**The request**:
Nothing but the lines from the line with "Write a Python" to the line with "plt.rcParams['font.family'] = ['Liberation", both included, is to be repeated, and those exactly. Leave out the pictures.
>> start Input material
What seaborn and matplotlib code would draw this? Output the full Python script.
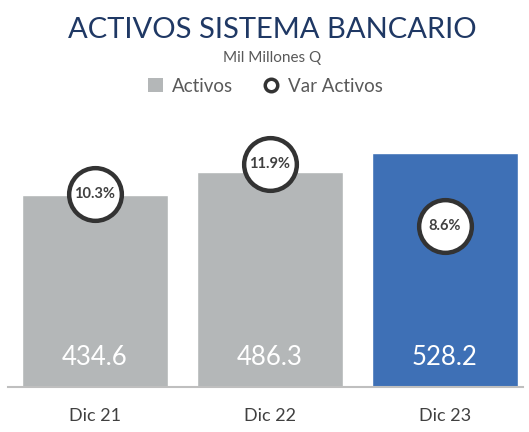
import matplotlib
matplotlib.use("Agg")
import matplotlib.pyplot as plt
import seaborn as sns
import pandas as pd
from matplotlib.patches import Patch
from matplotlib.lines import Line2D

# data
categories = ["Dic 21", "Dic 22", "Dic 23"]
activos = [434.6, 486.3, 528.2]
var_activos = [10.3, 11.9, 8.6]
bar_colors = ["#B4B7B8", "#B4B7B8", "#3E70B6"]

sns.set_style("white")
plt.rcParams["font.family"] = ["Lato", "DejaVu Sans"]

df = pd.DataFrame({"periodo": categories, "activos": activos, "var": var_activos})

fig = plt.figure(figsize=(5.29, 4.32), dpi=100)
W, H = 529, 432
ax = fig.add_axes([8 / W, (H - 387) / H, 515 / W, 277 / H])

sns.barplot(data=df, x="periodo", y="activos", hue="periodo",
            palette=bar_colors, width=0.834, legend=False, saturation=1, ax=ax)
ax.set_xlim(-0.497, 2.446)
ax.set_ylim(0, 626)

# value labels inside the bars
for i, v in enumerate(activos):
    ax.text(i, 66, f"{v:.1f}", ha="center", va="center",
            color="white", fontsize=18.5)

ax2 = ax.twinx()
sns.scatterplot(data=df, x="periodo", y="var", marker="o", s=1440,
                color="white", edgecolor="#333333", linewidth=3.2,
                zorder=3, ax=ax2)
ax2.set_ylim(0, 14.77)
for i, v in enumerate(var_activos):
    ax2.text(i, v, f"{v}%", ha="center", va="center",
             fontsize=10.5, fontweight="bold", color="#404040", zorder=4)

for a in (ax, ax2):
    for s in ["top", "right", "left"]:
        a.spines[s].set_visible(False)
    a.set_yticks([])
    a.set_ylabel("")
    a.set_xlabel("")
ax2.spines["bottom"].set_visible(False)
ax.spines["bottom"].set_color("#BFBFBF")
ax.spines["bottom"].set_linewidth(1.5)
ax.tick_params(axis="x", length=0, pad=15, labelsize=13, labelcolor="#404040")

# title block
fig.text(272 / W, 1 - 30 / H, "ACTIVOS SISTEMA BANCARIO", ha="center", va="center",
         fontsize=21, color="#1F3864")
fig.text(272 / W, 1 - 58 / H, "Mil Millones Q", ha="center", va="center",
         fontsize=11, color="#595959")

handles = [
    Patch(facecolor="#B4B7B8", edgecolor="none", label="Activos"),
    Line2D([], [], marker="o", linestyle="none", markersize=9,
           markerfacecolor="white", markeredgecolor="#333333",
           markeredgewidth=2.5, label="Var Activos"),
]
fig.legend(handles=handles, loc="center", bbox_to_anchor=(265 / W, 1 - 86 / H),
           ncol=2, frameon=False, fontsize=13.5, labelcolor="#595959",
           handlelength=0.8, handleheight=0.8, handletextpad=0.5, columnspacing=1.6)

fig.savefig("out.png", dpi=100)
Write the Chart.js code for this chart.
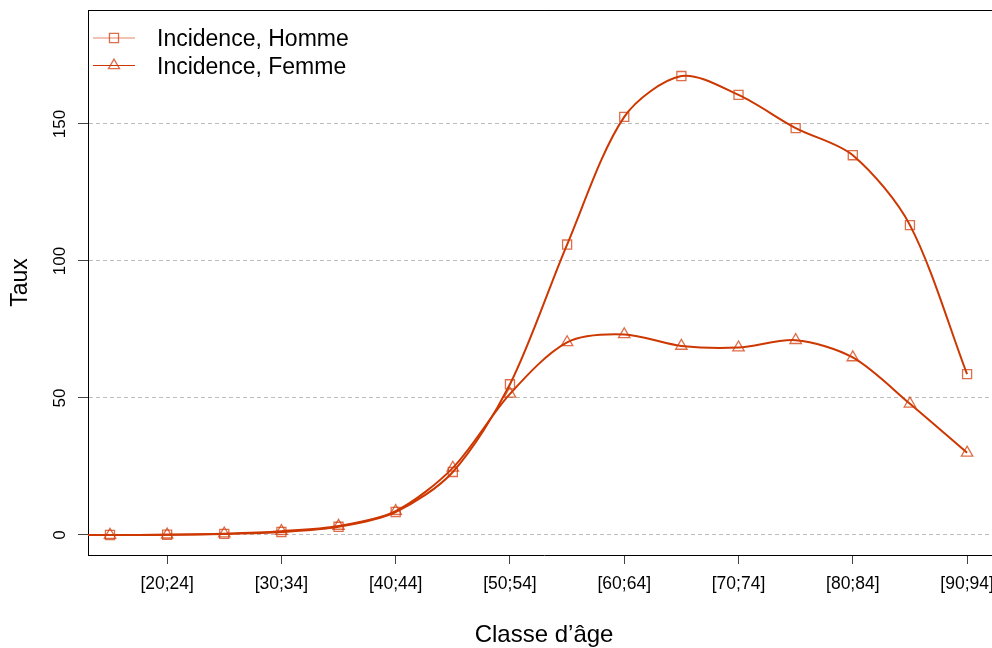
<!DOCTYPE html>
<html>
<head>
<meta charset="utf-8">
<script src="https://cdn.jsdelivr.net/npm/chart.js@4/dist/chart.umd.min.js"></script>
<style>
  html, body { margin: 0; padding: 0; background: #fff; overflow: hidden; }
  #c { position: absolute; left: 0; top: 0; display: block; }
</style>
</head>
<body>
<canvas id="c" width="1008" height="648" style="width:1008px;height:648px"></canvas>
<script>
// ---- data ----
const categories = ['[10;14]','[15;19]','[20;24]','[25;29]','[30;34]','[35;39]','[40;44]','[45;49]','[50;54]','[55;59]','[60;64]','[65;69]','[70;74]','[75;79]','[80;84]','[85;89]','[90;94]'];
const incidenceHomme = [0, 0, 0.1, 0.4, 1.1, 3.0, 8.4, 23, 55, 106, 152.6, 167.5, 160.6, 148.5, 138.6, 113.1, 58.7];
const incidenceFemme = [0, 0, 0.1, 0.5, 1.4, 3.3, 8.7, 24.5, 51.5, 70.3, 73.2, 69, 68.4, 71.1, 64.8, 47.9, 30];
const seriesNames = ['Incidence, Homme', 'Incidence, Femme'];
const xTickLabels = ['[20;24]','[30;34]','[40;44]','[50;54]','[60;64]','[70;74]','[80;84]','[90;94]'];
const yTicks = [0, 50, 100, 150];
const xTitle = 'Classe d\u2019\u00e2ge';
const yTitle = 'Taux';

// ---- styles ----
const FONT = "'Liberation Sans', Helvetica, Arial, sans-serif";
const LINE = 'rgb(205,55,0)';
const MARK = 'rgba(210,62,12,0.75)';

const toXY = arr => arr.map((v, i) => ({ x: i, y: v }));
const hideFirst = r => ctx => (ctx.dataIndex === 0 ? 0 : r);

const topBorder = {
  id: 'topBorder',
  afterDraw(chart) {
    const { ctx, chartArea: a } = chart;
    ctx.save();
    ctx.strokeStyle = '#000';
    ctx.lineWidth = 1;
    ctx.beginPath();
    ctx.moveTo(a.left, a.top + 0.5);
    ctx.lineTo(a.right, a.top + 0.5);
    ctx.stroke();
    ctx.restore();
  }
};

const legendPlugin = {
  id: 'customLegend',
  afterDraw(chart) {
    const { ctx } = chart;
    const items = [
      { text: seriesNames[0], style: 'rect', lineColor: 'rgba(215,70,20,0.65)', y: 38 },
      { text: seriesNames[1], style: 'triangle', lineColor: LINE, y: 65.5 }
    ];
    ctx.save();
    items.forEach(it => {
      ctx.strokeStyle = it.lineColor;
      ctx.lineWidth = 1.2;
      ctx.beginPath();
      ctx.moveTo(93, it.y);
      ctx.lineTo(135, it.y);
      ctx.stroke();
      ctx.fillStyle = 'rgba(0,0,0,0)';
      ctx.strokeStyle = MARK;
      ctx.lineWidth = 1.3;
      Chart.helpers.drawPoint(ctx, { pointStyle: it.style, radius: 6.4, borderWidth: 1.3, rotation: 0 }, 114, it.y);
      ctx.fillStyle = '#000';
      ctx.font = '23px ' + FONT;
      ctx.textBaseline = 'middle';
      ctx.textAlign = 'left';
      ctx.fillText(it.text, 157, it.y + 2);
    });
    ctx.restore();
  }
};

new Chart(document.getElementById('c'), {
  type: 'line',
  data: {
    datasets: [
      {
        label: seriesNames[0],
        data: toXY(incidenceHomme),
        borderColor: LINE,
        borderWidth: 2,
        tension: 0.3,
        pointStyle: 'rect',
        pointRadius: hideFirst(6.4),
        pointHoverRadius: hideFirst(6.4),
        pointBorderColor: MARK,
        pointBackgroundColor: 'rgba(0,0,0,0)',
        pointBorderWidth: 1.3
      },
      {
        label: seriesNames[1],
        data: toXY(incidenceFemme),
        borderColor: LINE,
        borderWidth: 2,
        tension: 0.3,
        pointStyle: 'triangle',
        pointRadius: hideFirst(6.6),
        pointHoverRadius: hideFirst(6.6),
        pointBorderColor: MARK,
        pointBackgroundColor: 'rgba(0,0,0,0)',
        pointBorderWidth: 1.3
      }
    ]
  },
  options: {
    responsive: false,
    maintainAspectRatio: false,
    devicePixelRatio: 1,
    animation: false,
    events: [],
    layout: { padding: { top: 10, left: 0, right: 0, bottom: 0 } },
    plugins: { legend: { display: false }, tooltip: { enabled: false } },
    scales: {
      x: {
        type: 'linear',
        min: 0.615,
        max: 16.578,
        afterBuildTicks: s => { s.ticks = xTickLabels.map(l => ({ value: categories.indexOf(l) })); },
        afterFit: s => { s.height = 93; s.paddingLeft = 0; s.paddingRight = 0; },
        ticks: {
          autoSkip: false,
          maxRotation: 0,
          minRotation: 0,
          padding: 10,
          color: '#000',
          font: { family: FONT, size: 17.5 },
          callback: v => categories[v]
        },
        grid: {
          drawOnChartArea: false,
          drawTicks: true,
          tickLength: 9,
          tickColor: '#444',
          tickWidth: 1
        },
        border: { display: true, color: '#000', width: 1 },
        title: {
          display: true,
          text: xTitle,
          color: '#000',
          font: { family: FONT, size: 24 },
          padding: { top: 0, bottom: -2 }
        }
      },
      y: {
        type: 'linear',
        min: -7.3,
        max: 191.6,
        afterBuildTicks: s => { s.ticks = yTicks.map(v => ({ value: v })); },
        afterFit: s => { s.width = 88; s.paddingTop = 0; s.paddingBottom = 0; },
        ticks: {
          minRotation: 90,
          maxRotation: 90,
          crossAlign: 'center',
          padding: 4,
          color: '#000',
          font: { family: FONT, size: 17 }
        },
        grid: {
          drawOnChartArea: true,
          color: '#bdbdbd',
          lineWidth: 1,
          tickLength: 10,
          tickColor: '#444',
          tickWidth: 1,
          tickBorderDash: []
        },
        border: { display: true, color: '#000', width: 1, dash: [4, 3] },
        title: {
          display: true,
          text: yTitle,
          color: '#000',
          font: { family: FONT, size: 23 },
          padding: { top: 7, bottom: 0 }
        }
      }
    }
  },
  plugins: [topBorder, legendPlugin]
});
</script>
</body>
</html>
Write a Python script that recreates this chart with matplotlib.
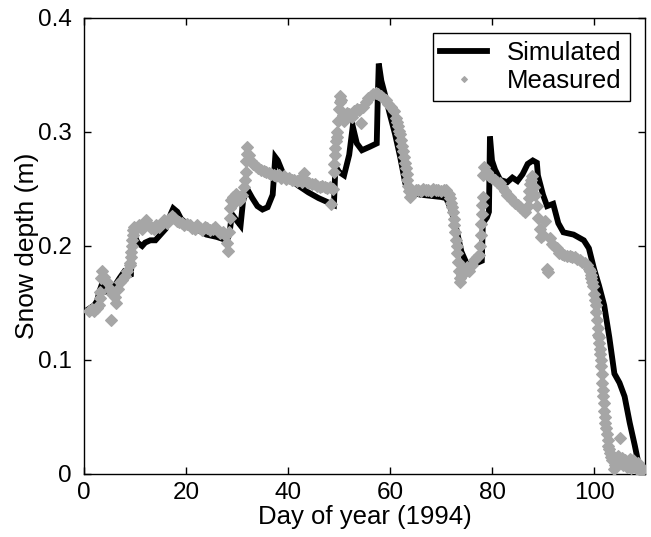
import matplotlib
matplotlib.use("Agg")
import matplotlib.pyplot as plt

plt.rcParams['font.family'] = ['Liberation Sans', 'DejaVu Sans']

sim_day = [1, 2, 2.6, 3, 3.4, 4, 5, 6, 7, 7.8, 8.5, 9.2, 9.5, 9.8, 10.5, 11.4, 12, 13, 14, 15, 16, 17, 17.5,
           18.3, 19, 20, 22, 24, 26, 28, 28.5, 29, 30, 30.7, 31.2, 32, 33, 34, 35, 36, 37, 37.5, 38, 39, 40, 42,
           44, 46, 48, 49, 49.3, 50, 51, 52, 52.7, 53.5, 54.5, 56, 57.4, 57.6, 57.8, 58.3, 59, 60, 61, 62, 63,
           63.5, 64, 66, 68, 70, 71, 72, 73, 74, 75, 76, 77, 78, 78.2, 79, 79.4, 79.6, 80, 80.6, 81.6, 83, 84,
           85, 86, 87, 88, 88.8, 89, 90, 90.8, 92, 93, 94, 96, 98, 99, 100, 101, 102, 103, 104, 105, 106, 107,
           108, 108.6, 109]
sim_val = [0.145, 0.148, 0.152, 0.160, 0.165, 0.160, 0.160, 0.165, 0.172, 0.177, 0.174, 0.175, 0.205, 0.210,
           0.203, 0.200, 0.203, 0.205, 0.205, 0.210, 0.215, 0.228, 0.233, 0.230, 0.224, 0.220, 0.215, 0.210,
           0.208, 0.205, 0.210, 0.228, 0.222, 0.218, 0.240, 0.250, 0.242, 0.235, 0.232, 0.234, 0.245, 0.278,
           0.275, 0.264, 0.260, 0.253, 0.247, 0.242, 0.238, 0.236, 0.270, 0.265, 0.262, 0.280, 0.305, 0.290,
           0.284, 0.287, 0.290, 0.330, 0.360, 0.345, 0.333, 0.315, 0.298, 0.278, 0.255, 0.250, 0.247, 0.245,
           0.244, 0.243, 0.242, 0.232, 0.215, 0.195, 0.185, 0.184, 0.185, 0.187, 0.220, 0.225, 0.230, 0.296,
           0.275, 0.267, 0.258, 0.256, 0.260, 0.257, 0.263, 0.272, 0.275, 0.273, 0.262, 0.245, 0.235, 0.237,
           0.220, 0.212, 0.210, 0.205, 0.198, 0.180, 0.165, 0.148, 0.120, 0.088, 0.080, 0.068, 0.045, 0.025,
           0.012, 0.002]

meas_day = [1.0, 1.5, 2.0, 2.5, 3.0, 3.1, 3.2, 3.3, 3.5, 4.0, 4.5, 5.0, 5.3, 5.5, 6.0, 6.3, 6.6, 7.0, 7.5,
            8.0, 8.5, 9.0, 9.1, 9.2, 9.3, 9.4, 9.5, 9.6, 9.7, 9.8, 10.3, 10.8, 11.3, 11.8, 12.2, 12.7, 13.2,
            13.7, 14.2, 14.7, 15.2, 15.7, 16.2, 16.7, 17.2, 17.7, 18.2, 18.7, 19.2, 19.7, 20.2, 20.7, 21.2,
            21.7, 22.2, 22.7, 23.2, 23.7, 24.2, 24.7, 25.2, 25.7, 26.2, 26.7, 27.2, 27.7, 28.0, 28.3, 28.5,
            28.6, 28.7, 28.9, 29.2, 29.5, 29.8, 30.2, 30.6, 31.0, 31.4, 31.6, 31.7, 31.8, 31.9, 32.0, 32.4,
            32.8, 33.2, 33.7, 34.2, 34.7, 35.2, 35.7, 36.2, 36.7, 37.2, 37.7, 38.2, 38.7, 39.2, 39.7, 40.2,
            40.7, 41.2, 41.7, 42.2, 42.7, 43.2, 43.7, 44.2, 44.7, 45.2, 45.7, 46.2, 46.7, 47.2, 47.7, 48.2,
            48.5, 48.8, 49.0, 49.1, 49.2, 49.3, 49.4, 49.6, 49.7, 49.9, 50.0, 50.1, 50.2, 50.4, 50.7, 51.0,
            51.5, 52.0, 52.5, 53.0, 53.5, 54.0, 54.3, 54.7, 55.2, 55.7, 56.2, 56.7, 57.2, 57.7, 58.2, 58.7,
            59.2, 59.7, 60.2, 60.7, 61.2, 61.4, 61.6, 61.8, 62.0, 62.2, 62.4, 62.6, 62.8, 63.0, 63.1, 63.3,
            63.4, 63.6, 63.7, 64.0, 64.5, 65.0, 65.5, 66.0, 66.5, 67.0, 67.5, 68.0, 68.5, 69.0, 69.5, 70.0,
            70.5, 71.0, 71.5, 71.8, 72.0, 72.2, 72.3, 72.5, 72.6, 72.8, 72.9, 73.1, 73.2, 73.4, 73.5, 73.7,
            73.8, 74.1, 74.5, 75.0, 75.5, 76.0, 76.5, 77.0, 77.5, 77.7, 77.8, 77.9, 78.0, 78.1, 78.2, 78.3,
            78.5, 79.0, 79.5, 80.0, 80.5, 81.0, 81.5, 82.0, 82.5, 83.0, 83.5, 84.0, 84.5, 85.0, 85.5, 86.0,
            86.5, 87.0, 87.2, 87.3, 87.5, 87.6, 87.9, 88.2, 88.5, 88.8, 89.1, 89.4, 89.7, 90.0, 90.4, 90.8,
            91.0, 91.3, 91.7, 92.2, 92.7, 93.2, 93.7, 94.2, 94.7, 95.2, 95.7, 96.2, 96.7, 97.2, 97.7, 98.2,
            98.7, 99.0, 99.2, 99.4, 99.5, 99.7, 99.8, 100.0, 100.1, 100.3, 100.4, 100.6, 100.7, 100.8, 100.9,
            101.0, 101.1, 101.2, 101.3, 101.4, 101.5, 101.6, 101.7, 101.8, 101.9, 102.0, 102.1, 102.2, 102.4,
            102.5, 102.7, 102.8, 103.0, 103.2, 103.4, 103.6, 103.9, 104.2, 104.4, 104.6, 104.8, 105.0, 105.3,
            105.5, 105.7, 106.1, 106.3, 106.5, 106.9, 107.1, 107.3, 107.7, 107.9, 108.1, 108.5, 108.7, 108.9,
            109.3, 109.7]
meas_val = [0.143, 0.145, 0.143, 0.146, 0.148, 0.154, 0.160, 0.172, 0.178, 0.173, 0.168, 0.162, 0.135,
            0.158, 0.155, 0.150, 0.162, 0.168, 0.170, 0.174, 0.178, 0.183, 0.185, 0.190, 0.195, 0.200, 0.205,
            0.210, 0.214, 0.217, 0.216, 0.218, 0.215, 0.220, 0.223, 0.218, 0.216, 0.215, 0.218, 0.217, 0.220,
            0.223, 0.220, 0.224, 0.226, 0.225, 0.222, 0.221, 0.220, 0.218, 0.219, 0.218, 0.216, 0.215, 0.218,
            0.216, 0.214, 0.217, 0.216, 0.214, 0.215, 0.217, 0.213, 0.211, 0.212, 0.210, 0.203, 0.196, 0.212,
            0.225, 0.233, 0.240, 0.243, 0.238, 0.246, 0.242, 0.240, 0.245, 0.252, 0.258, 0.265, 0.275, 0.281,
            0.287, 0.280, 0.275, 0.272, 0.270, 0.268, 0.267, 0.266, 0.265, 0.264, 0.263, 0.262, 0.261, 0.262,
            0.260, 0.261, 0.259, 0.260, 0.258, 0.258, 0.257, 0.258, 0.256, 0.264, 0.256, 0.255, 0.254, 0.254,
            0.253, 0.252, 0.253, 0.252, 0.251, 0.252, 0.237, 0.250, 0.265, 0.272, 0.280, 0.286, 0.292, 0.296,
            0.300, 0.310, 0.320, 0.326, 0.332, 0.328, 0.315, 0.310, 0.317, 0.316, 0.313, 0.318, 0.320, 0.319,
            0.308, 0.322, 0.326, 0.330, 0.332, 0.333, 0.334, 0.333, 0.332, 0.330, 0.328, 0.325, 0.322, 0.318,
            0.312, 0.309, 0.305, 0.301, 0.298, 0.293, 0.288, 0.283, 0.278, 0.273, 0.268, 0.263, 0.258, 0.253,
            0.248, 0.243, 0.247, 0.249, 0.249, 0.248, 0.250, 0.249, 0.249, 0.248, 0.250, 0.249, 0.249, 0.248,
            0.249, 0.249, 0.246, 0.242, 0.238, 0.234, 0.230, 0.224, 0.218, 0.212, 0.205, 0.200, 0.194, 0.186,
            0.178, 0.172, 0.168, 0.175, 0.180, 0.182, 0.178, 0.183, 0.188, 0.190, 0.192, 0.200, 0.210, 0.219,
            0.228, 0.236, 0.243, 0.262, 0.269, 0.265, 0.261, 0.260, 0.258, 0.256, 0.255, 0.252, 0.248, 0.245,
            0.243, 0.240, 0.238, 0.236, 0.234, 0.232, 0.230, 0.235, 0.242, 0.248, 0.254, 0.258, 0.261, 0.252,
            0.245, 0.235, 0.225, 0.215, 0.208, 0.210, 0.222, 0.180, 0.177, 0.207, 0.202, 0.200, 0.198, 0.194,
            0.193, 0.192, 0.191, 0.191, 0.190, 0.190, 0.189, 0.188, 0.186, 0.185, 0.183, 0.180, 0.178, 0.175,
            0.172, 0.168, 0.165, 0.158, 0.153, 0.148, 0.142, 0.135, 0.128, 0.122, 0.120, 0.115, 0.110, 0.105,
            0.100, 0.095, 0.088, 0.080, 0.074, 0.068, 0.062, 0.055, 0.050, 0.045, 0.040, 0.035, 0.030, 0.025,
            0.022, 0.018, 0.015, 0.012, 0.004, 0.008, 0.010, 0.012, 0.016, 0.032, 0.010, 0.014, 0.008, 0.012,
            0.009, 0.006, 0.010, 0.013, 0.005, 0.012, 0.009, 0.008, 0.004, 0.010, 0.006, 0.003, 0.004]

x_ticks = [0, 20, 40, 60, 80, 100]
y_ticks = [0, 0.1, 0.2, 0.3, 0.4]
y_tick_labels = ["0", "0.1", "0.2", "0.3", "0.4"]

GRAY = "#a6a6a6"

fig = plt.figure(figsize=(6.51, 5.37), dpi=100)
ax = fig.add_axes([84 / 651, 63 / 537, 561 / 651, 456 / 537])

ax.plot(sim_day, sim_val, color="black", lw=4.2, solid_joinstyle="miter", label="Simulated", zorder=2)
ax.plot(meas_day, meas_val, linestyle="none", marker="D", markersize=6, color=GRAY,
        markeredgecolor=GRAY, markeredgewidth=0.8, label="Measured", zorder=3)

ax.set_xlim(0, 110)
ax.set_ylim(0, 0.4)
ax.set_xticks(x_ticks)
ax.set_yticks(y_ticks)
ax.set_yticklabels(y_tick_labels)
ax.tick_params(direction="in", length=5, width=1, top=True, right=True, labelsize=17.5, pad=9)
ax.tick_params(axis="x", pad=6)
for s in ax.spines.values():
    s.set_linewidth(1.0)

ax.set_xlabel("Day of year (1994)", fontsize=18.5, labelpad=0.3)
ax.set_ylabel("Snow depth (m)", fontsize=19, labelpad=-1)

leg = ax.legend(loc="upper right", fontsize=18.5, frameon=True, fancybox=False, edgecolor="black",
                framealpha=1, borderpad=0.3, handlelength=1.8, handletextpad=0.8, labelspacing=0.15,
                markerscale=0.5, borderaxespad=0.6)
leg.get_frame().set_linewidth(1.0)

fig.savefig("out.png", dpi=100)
>> end Input material
**Full solution**:
Write a Python script that recreates this chart with matplotlib.
import matplotlib
matplotlib.use("Agg")
import matplotlib.pyplot as plt

plt.rcParams['font.family'] = ['Liberation Sans', 'DejaVu Sans']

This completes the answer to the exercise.